The charges of illegal bunkering brought by Nigeria against Dubai-based Monjasa DMCC are unfounded, as the arrested MT Anuket Emerald was in international waters at the time the Nigerian navy boarded and inspected the vessel, Monjasa Group CEO Anders Østergaard said in a statement.
The navy boarded the vessel to check whether it was carrying Nigerian crude. The tests confirmed that the cargo consisted of fuel and diesel oil, and that it was not Nigerian oil, Østergaard said.
”Unfortunately, the local authorities are now trying to charge us with operating in Nigerian territory without permission, even though the ship was beyond the 12 nautical mile radius, thus located in international waters (EEZ),” Østergaard said.

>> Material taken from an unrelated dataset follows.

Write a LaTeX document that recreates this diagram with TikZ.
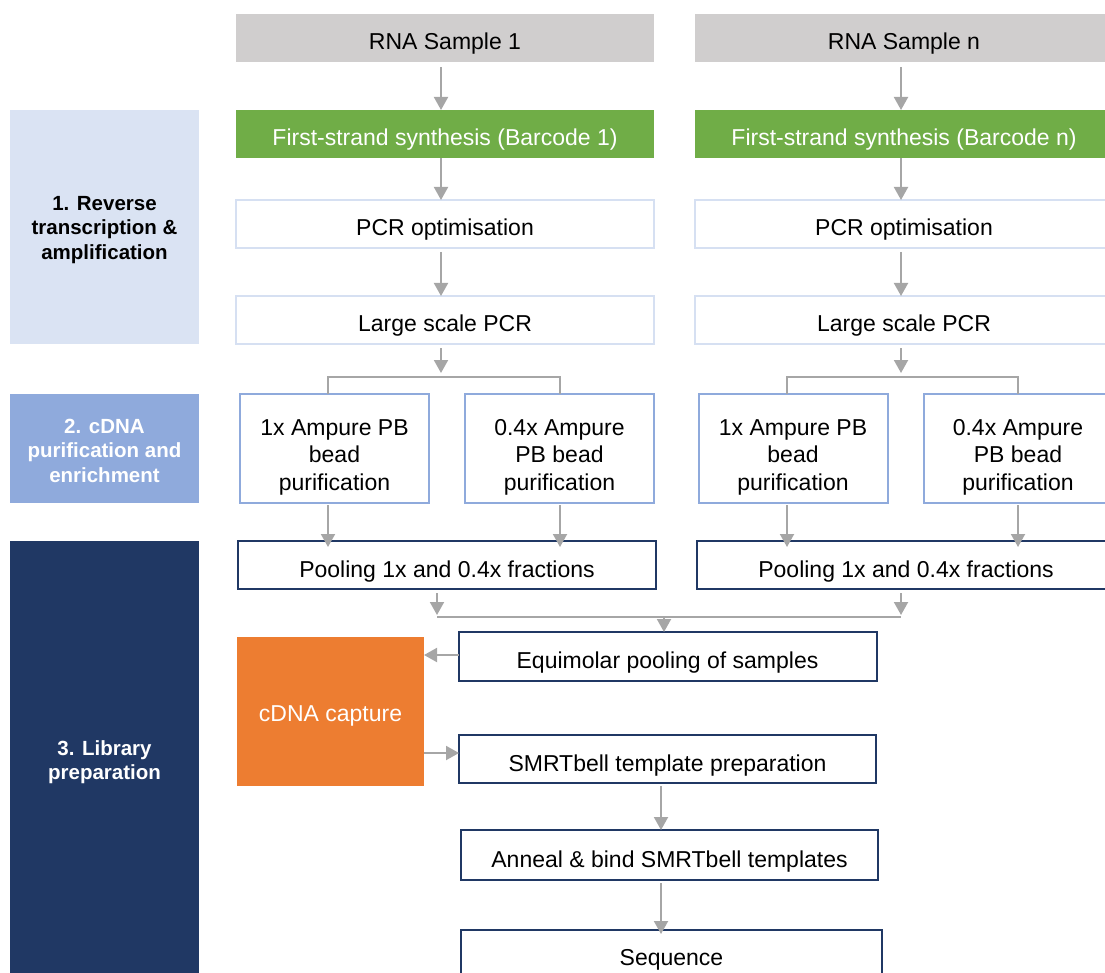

”But this case, along with the recent one in Angola, unfortunately illustrates clearly that several sovereign states are trying to claim rights to the EEZ zone. Right now this is just a matter of getting our ship and crew out sailing safely again. And of course I should mention that both ship owner and charter, as well as our respective P&I clubs, are on the same side in this event.”
As World Maritime News reported, Nigeria’s Economic and Financial Crimes Commission (EFCC) arraigned Monjasa DMCC, Glencore Energy UK Limited, the vessel MT Anuket Emerald, and 14 foreign nationals alleged to be involved in illegal oil bunkering on a 4-count charge bordering on conspiracy and illegal dealing in petroleum products.
The case was adjourned to June 17, 18 and 19, 2015 for commencement of trial.
Monjasa DMCC is part of Monjasa Group, a Danish bunker and tanker company, and as of yesterday, an oil trading company.